The government is likely to miss its Aman procurement target set for this season, despite offering attractive prices.
Delay in starting Aman purchase drive and procedural complexities have been blamed for the government's poor performance in food grain collection.
The Directorate General of Food (DGoF) has been able to procure 453,000 tonnes of the grain until February 6, which is only 50 per cent of the total collection target of 950,000 tonnes by February 28, according to the directorate.
Meanwhile, farmers' representatives said rice growers have little access to the procurement drive that mainly benefits the big traders and their political affiliates.
The government has targeted to buy 600,000 tonnes of paddy, and 350,000 tonnes of milled rice during Aman season between November 20 and February 28.
The price for paddy has been fixed at Tk 26 a kg when market price is hardly Tk 14.5-16 a kg, according to the Department of Agricultural Marketing (DAM).
Rice price has been set at Tk 36 a kg (parboiled 300,000 tonnes) and Tk 35 a kg (50,000 tonnes of white rice or Atap) against their mill cost of Tk 26-28 a kg.
An official at DGoF said the directorate might not be able to achieve the Aman procurement target by purchasing the rest 50 per cent in next three weeks.
He also said the ongoing Aman purchase drive began a month later than the date set earlier.
DGoF deputy director (procurement) Alamgir Kabir, however, said they are still optimistic about achieving the target within the deadline, as the pace of Aman purchase has increased notably in last one month.
"But we will also consider an extension of the set timeframe to fulfil the target, if we think it necessary."
He also said the government has a stock of 1.314 million tonnes of rice now, and its distribution under social safety-net has reached a new high.
The government has distributed 1.058 million tonnes of rice in the first seven months of the current financial year, 2019-20.
Production side is also showing a good trend, and Aman output is expected to surpass 14.5 million tonnes this year, he added.

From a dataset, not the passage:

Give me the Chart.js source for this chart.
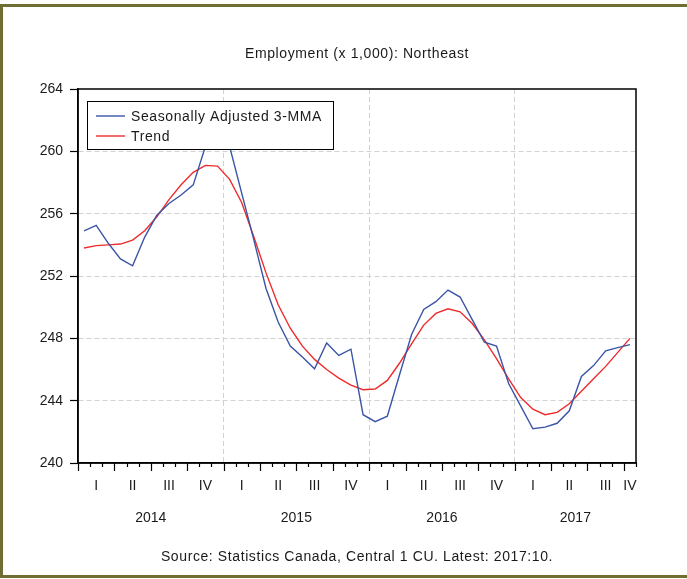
<!DOCTYPE html>
<html>
<head>
<meta charset="utf-8">
<title>Employment (x 1,000): Northeast</title>
<script src="https://cdn.jsdelivr.net/npm/chart.js@4"></script>
<style>
  body { margin: 0; background: #fff; }
  #wrap { position: relative; width: 687px; height: 579px; overflow: hidden; }
  #frame {
    position: absolute; left: 0; top: 4px; width: 700px; height: 568px;
    border: 3px solid #6f6f33; pointer-events: none;
  }
</style>
</head>
<body>
<div id="wrap">
  <canvas id="chart" width="687" height="579"></canvas>
  <div id="frame"></div>
</div>
<script>
// monthly, Jan 2014 .. Oct 2017
var years = ['2014', '2015', '2016', '2017'];
var quarterLabels = ['I', 'II', 'III', 'IV'];
var seriesNames = ['Seasonally Adjusted 3-MMA', 'Trend'];

var sa3mma = [
    254.9, 255.25, 254.1, 253.1, 252.65, 254.5, 255.9, 256.65, 257.2, 257.85, 260.3, 261.4,
    260.3, 257.3, 254.3, 251.2, 249.05, 247.5, 246.8, 246.05, 247.7, 246.9, 247.3, 243.1,
    242.65, 243.0, 245.65, 248.25, 249.85, 250.35, 251.1, 250.65, 249.2, 247.75, 247.5, 245.1,
    243.65, 242.2, 242.3, 242.55, 243.35, 245.55, 246.25, 247.2, 247.4, 247.6
];
var trend = [
    253.8, 253.95, 254.0, 254.05, 254.3, 254.9, 255.8, 256.9, 257.85, 258.65, 259.1, 259.05,
    258.2, 256.7, 254.5, 252.2, 250.15, 248.65, 247.5, 246.65, 246.0, 245.45, 245.0, 244.7,
    244.75, 245.3, 246.4, 247.65, 248.85, 249.6, 249.9, 249.7, 248.95, 247.9, 246.7, 245.4,
    244.2, 243.45, 243.1, 243.25, 243.8, 244.6, 245.4, 246.2, 247.1, 248.0
];

var nMonths = sa3mma.length;
var FONT = "'Liberation Sans', Arial, sans-serif";
var TXT = '#1a1a1a';

// month i is plotted in the middle of its slot on a 0..nMonths axis
function toPoints(arr) {
    return arr.map(function (v, i) { return { x: i + 0.5, y: v }; });
}

// quarter centres (label positions) and year centres
var quarterTicks = [];
var yearTicks = [];
years.forEach(function (yr, y) {
    for (var q = 0; q < 4; q++) {
        var s = y * 12 + q * 3;
        if (s >= nMonths) break;
        var e = Math.min(s + 3, nMonths);
        quarterTicks.push({ value: (s + e) / 2, label: quarterLabels[q] });
    }
    var ys = y * 12, ye = Math.min(ys + 12, nMonths);
    yearTicks.push({ value: (ys + ye) / 2, label: yr });
});

var decor = {
    id: 'decor',
    afterDatasetsDraw: function (chart) {
        // legend box
        var ctx = chart.ctx, a = chart.chartArea;
        var bx = a.left + 9, by = a.top + 12, bw = 246, bh = 48;
        ctx.save();
        ctx.fillStyle = '#fff';
        ctx.fillRect(bx, by, bw, bh);
        ctx.strokeStyle = '#000';
        ctx.lineWidth = 1;
        ctx.strokeRect(bx + 0.5, by + 0.5, bw, bh);
        ctx.font = '14px ' + FONT;
        ctx.letterSpacing = '0.6px';
        ctx.textBaseline = 'middle';
        chart.data.datasets.forEach(function (ds, k) {
            var ly = by + 15 + k * 20;
            ctx.strokeStyle = ds.borderColor;
            ctx.lineWidth = 1.4;
            ctx.beginPath();
            ctx.moveTo(bx + 9, ly);
            ctx.lineTo(bx + 38, ly);
            ctx.stroke();
            ctx.fillStyle = TXT;
            ctx.fillText(ds.label, bx + 44, ly + 1);
        });
        ctx.restore();
    },
    afterDraw: function (chart) {
        var ctx = chart.ctx, a = chart.chartArea;
        var xs = chart.scales.x;
        ctx.save();
        // plot frame
        ctx.strokeStyle = '#000';
        ctx.lineWidth = 1.5;
        ctx.strokeRect(a.left, a.top, a.right - a.left, a.bottom - a.top);
        // month ticks, longer on quarter boundaries
        ctx.lineWidth = 1.2;
        ctx.beginPath();
        for (var i = 0; i <= nMonths; i++) {
            var px = Math.round(xs.getPixelForValue(i)) + 0.5;
            var len = (i % 3 === 0) ? 8 : 4;
            ctx.moveTo(px, a.bottom);
            ctx.lineTo(px, a.bottom + len);
        }
        ctx.stroke();
        // title and source
        ctx.fillStyle = TXT;
        ctx.font = '14px ' + FONT;
        ctx.letterSpacing = '0.6px';
        ctx.textAlign = 'center';
        ctx.textBaseline = 'middle';
        var cx = (a.left + a.right) / 2;
        ctx.fillText('Employment (x 1,000): Northeast', cx, 54);
        ctx.fillText('Source: Statistics Canada, Central 1 CU. Latest: 2017:10.', cx, 557);
        ctx.restore();
    }
};

var ctx = document.getElementById('chart');
var chart = new Chart(ctx, {
    type: 'line',
    data: {
        datasets: [
            {
                label: seriesNames[0],
                data: toPoints(sa3mma),
                borderColor: '#3b55a6',
                borderWidth: 1.4,
                pointRadius: 0,
                tension: 0,
                fill: false
            },
            {
                label: seriesNames[1],
                data: toPoints(trend),
                borderColor: '#ee2b2b',
                borderWidth: 1.4,
                pointRadius: 0,
                tension: 0,
                fill: false
            }
        ]
    },
    options: {
        responsive: false,
        animation: false,
        layout: { padding: { top: 89, right: 51, bottom: 52.6, left: 0 } },
        plugins: {
            legend: { display: false },
            title: { display: false },
            tooltip: { enabled: false }
        },
        scales: {
            x: {
                type: 'linear',
                position: 'bottom',
                weight: 0,
                min: 0,
                max: nMonths,
                afterBuildTicks: function (scale) {
                    var t = [];
                    [12, 24, 36].forEach(function (v) { t.push({ value: v }); });
                    quarterTicks.forEach(function (q) { t.push({ value: q.value }); });
                    t.sort(function (p, q) { return p.value - q.value; });
                    scale.ticks = t;
                },
                afterFit: function (scale) { scale.height = 31.4; },
                ticks: {
                    autoSkip: false,
                    maxRotation: 0,
                    padding: 14.6,
                    color: TXT,
                    font: { family: FONT, size: 14 },
                    callback: function (value) {
                        for (var k = 0; k < quarterTicks.length; k++) {
                            if (quarterTicks[k].value === value) return quarterTicks[k].label;
                        }
                        return '';
                    }
                },
                grid: {
                    drawTicks: false,
                    lineWidth: 1,
                    color: function (c) {
                        return (c.tick && c.tick.value % 12 === 0) ? '#d2d2d2' : 'rgba(0,0,0,0)';
                    }
                },
                border: { display: true, color: '#000', width: 1.5, dash: [5, 3] }
            },
            x2: {
                type: 'linear',
                position: 'bottom',
                weight: 1,
                min: 0,
                max: nMonths,
                afterBuildTicks: function (scale) {
                    scale.ticks = yearTicks.map(function (y) { return { value: y.value }; });
                },
                afterFit: function (scale) { scale.height = 32; },
                ticks: {
                    autoSkip: false,
                    maxRotation: 0,
                    padding: 15.2,
                    color: TXT,
                    font: { family: FONT, size: 14 },
                    callback: function (value) {
                        for (var k = 0; k < yearTicks.length; k++) {
                            if (yearTicks[k].value === value) return yearTicks[k].label;
                        }
                        return '';
                    }
                },
                grid: { display: false, drawTicks: false },
                border: { display: false }
            },
            y: {
                min: 240,
                max: 264,
                afterFit: function (scale) { scale.width = 78; },
                ticks: {
                    stepSize: 4,
                    padding: 7,
                    color: TXT,
                    font: { family: FONT, size: 14 }
                },
                grid: {
                    tickLength: 8,
                    tickColor: '#000',
                    tickWidth: 1.2,
                    lineWidth: 1,
                    color: function (c) {
                        var v = c.tick ? c.tick.value : null;
                        return (v === 240 || v === 264) ? 'rgba(0,0,0,0)' : '#d2d2d2';
                    }
                },
                border: { display: true, color: '#000', width: 1.5, dash: [5, 3] }
            }
        }
    },
    plugins: [decor]
});
</script>
</body>
</html>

Joint Secretary of Bangladesh Agricultural Farm Labour Federation Md Mamun Ahmed said among 8.0 million marginal farmers, only 0.1 million was enlisted in the procurement drive.
"And most of the poor enlisted farmers couldn't sell their produce to the government agency due to many obstacles."

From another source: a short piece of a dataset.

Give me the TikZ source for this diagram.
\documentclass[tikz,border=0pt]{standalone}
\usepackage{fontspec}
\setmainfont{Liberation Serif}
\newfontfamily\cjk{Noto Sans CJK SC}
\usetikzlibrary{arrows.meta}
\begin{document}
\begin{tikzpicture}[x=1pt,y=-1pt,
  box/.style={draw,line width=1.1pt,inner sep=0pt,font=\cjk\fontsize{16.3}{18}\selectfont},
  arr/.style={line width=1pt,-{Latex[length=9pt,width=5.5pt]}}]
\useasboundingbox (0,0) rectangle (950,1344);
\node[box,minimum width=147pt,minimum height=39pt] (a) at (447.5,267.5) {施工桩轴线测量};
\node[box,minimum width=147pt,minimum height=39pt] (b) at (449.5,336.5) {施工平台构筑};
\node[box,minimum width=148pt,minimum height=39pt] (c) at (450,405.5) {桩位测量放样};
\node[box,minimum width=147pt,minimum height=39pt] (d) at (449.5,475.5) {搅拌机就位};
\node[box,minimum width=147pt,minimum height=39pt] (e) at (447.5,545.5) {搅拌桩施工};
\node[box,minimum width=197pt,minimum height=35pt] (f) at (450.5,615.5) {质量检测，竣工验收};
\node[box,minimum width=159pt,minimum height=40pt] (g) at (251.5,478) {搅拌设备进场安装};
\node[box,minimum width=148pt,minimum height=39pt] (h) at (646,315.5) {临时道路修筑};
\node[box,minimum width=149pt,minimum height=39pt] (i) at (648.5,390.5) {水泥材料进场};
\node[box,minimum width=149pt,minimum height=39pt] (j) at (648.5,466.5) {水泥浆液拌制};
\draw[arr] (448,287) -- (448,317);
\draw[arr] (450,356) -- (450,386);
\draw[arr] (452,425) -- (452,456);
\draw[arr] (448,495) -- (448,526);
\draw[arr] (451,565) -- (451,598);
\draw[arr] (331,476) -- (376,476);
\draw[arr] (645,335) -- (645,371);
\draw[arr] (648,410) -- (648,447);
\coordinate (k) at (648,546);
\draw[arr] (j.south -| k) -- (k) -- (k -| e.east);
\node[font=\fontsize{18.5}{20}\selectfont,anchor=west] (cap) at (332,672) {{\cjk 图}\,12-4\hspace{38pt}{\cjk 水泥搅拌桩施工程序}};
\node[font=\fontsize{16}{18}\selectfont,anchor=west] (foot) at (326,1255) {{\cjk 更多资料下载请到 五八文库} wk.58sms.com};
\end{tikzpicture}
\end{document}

He further said the DGoF has a preference for buying dry paddy, while farmers cannot supply it properly, as the processing of rice is time consuming.
"Most of the marginal farmers have no formal banking experience, while DGoF pays the farmers/traders only through banking channels."
He noted the fate of farmers are decided through lottery draws, when only 0.4 million out of 18.0 million farmers have been enlisted.
Big traders and their political affiliates are still the ultimate gainers of the government's food procurement drive.
Agri-economist Prof Golam Hafeez Kennedy said although the condition of rice market is almost good considering interests of commoners, but its prices have started increasing.
He said DGoF should purchase more paddy and rice than the set target during its Aman procurement drive, as rice acreage is likely to fall in the upcoming Boro season.